JOB: Return all of the data exactly, with nothing left out but the pictures.

DATASET CONTENT:
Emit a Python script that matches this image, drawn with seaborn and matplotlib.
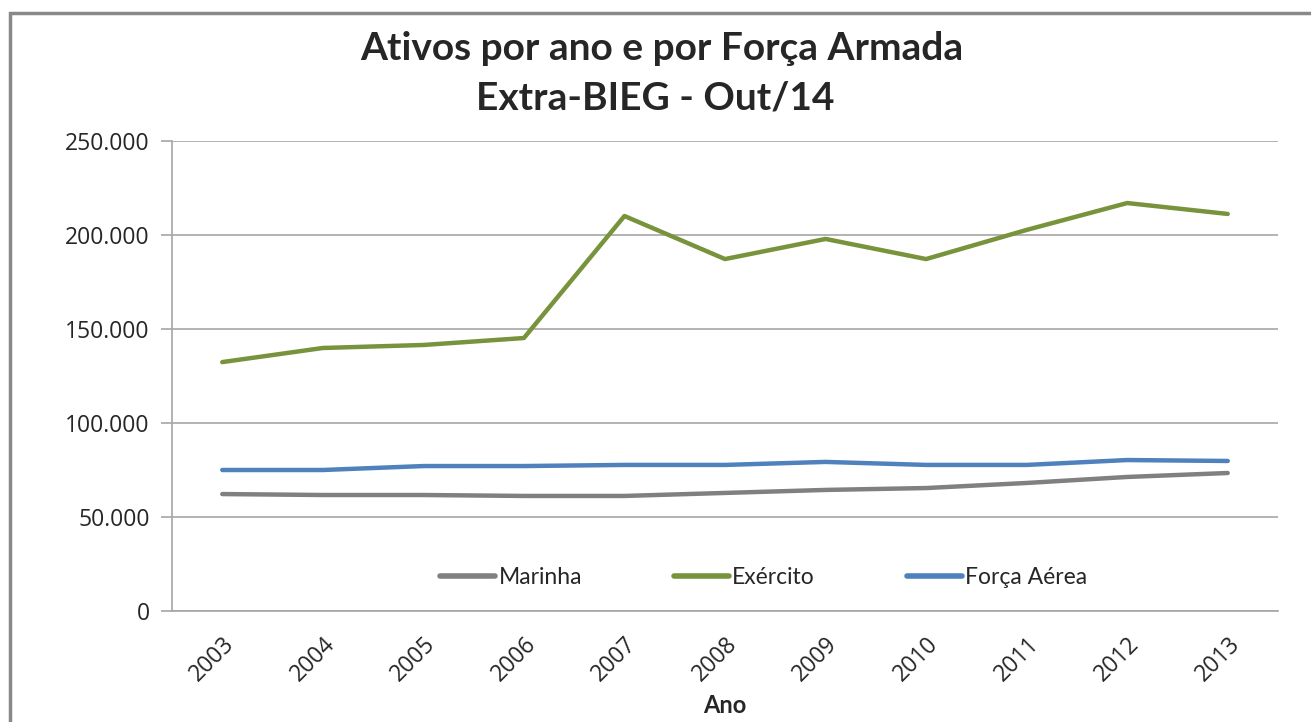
import pandas as pd
import matplotlib
matplotlib.use("Agg")
import matplotlib.pyplot as plt
from matplotlib.patches import Rectangle
from matplotlib.ticker import FuncFormatter, MultipleLocator
import seaborn as sns

anos = ["2003", "2004", "2005", "2006", "2007", "2008", "2009", "2010", "2011", "2012", "2013"]
marinha = [62200, 61700, 61700, 61200, 61200, 62800, 64400, 65400, 68100, 71300, 73400]
exercito = [132400, 139900, 141500, 145200, 210100, 187200, 197900, 187200, 202700, 217000, 211200]
forca_aerea = [75000, 75000, 77100, 77100, 77700, 77700, 79300, 77700, 77700, 80300, 79800]

series = ["Marinha", "Exército", "Força Aérea"]
cores = ["#808080", "#77933C", "#4F81BD"]

df = pd.DataFrame({
    "Ano": anos * 3,
    "Ativos": marinha + exercito + forca_aerea,
    "Força": [series[0]] * 11 + [series[1]] * 11 + [series[2]] * 11,
})

sns.set_style("white")
narrow = ["Liberation Sans Narrow", "Lato", "DejaVu Sans"]
plt.rcParams["font.family"] = ["Open Sans", "DejaVu Sans"]

fig = plt.figure(figsize=(13.11, 7.22), dpi=100)
ax = fig.add_axes([172 / 1311, 1 - 611 / 722, (1278 - 172) / 1311, (611 - 141) / 722])

sns.lineplot(data=df, x="Ano", y="Ativos", hue="Força", palette=cores,
             hue_order=series, linewidth=3.2, ax=ax, sort=False)

ax.set_ylim(0, 250000)
ax.set_xlim(-0.5, 10.5)
ax.yaxis.set_major_locator(MultipleLocator(50000))
ax.yaxis.set_major_formatter(FuncFormatter(lambda v, p: f"{int(v):,}".replace(",", ".")))
ax.grid(axis="y", color="#A6A6A6", linewidth=1.2)
ax.set_axisbelow(True)

for s in ["top", "right"]:
    ax.spines[s].set_visible(False)
for s in ["left", "bottom"]:
    ax.spines[s].set_color("#A6A6A6")
    ax.spines[s].set_linewidth(1.2)

ax.set_xticks(range(len(anos)))
ax.set_xticklabels(anos, rotation=45, ha="right", rotation_mode="anchor", fontsize=16.5)
ax.set_xticks([i - 0.5 for i in range(len(anos) + 1)], minor=True)
ax.tick_params(axis="x", which="major", length=0, pad=15)
ax.tick_params(axis="x", which="minor", length=8, color="#A6A6A6", width=1.2, direction="out")
ax.tick_params(axis="y", length=8, color="#A6A6A6", width=1.2, direction="out", labelsize=16.5, pad=8, left=True)
ax.set_ylabel("")
ax.set_xlabel("Ano", fontsize=17, fontweight="bold", family=narrow, labelpad=6)

leg = ax.legend(loc="lower center", bbox_to_anchor=(0.535, 0.005), ncol=3, frameon=False,
                handlelength=2.4, columnspacing=4.0, handletextpad=0.15,
                prop={"family": narrow, "size": 16.5})
for h in leg.get_lines():
    h.set_linewidth(4)

fig.text(0.505, 1 - 48 / 722, "Ativos por ano e por Força Armada", ha="center", va="center",
         fontsize=28, fontweight="bold", family=narrow)
fig.text(0.5, 1 - 98 / 722, "Extra-BIEG - Out/14", ha="center", va="center",
         fontsize=28, fontweight="bold", family=narrow)

fig.patches.append(Rectangle((10 / 1311, -0.1), 1.2, 1 - 13 / 722 + 0.1, transform=fig.transFigure,
                             fill=False, edgecolor="#888888", linewidth=2.5, figure=fig))

fig.savefig("out.png", dpi=100)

ANSWER FOR THIS EXERCISE:
Emit a Python script that matches this image, drawn with seaborn and matplotlib.
import pandas as pd
import matplotlib
matplotlib.use("Agg")
import matplotlib.pyplot as plt
from matplotlib.patches import Rectangle
from matplotlib.ticker import FuncFormatter, MultipleLocator
import seaborn as sns

anos = ["2003", "2004", "2005", "2006", "2007", "2008", "2009", "2010", "2011", "2012", "2013"]
marinha = [62200, 61700, 61700, 61200, 61200, 62800, 64400, 65400, 68100, 71300, 73400]
exercito = [132400, 139900, 141500, 145200, 210100, 187200, 197900, 187200, 202700, 217000, 211200]
forca_aerea = [75000, 75000, 77100, 77100, 77700, 77700, 79300, 77700, 77700, 80300, 79800]

series = ["Marinha", "Exército", "Força Aérea"]
cores = ["#808080", "#77933C", "#4F81BD"]

df = pd.DataFrame({
    "Ano": anos * 3,
    "Ativos": marinha + exercito + forca_aerea,
    "Força": [series[0]] * 11 + [series[1]] * 11 + [series[2]] * 11,
})

sns.set_style("white")
narrow = ["Liberation Sans Narrow", "Lato", "DejaVu Sans"]
plt.rcParams["font.family"] = ["Open Sans", "DejaVu Sans"]

fig = plt.figure(figsize=(13.11, 7.22), dpi=100)
ax = fig.add_axes([172 / 1311, 1 - 611 / 722, (1278 - 172) / 1311, (611 - 141) / 722])

sns.lineplot(data=df, x="Ano", y="Ativos", hue="Força", palette=cores,
             hue_order=series, linewidth=3.2, ax=ax, sort=False)

ax.set_ylim(0, 250000)
ax.set_xlim(-0.5, 10.5)
ax.yaxis.set_major_locator(MultipleLocator(50000))
ax.yaxis.set_major_formatter(FuncFormatter(lambda v, p: f"{int(v):,}".replace(",", ".")))
ax.grid(axis="y", color="#A6A6A6", linewidth=1.2)
ax.set_axisbelow(True)

for s in ["top", "right"]:
    ax.spines[s].set_visible(False)
for s in ["left", "bottom"]:
    ax.spines[s].set_color("#A6A6A6")
    ax.spines[s].set_linewidth(1.2)

ax.set_xticks(range(len(anos)))
ax.set_xticklabels(anos, rotation=45, ha="right", rotation_mode="anchor", fontsize=16.5)
ax.set_xticks([i - 0.5 for i in range(len(anos) + 1)], minor=True)
ax.tick_params(axis="x", which="major", length=0, pad=15)
ax.tick_params(axis="x", which="minor", length=8, color="#A6A6A6", width=1.2, direction="out")
ax.tick_params(axis="y", length=8, color="#A6A6A6", width=1.2, direction="out", labelsize=16.5, pad=8, left=True)
ax.set_ylabel("")
ax.set_xlabel("Ano", fontsize=17, fontweight="bold", family=narrow, labelpad=6)

leg = ax.legend(loc="lower center", bbox_to_anchor=(0.535, 0.005), ncol=3, frameon=False,
                handlelength=2.4, columnspacing=4.0, handletextpad=0.15,
                prop={"family": narrow, "size": 16.5})
for h in leg.get_lines():
    h.set_linewidth(4)

fig.text(0.505, 1 - 48 / 722, "Ativos por ano e por Força Armada", ha="center", va="center",
         fontsize=28, fontweight="bold", family=narrow)
fig.text(0.5, 1 - 98 / 722, "Extra-BIEG - Out/14", ha="center", va="center",
         fontsize=28, fontweight="bold", family=narrow)

fig.patches.append(Rectangle((10 / 1311, -0.1), 1.2, 1 - 13 / 722 + 0.1, transform=fig.transFigure,
                             fill=False, edgecolor="#888888", linewidth=2.5, figure=fig))

fig.savefig("out.png", dpi=100)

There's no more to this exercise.